Diana Butler Bass Extended Interview

“I think that people who are leaving church, or people who call themselves spiritual but not religious, are raising really significant questions about faith, about community life and about the future of religion that religious leaders should pay more attention to,” says religion scholar Diana Butler Bass, author of Christianity After Religion: The End of Church and the Birth of a New Spiritual Awakening. Watch more of our interview with her about the religious implications of the rise of the religiously unaffiliated.

 

  • Susan C. Nicolai

    I really enjoyed this interview with Ms. Bass.

    I have heard the phrase, ‘spiritual but not religous’ many time. The people using this phrases often sound like they are offering an apology.
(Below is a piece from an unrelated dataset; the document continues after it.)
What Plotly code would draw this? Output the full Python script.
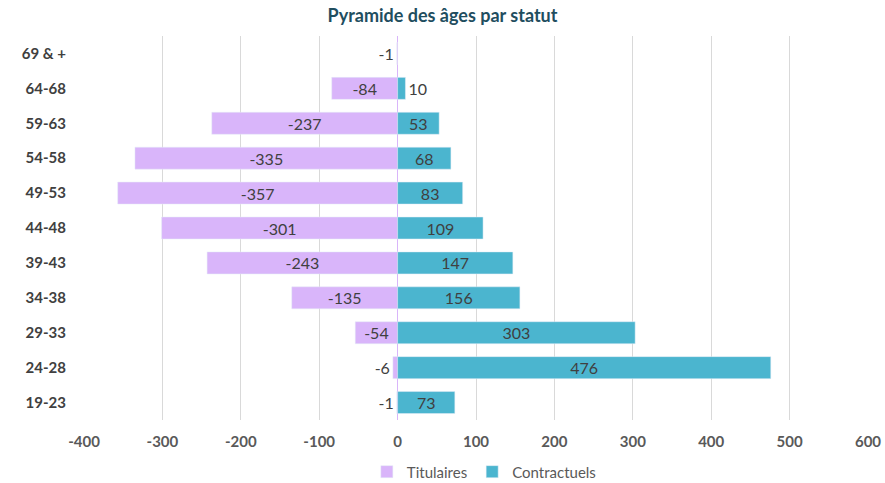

    Ms. Bass’ explaination of why this phrase developed and where it might be taking the community of the church makes alot of sense and echos many of my own thoughts.

  • Lee Marie

    Ms. Bass description of the fulfillment of our Founders desires for mutually respectful faith traditions resides in the Unitarian Universalist Association of congregations and has together since 1961. The Universalists and the Unitarians each organized in 1825 but their theologies, churches and practices are much older. I would suggest to anyone looking for what Ms. Bass lifts up, that they visit a UU congregation any Sunday and see for themselves. It is beautiful to be able to worship, sing, read, and hear the stories from our UU traditions, the wisdom of the world’s religions, science, the arts and more, and know that “We do not need to think alike to love alike.” This includes people from a spectrum of theologies, including atheists and theists alike, as well as those whose spiritual practices might include anything from prayer, meditation, yoga, or simply walking in nature. We UU’s right now are engaging in communities of great spirit out of which vibrant social interaction grows and meaningful social justice does occur.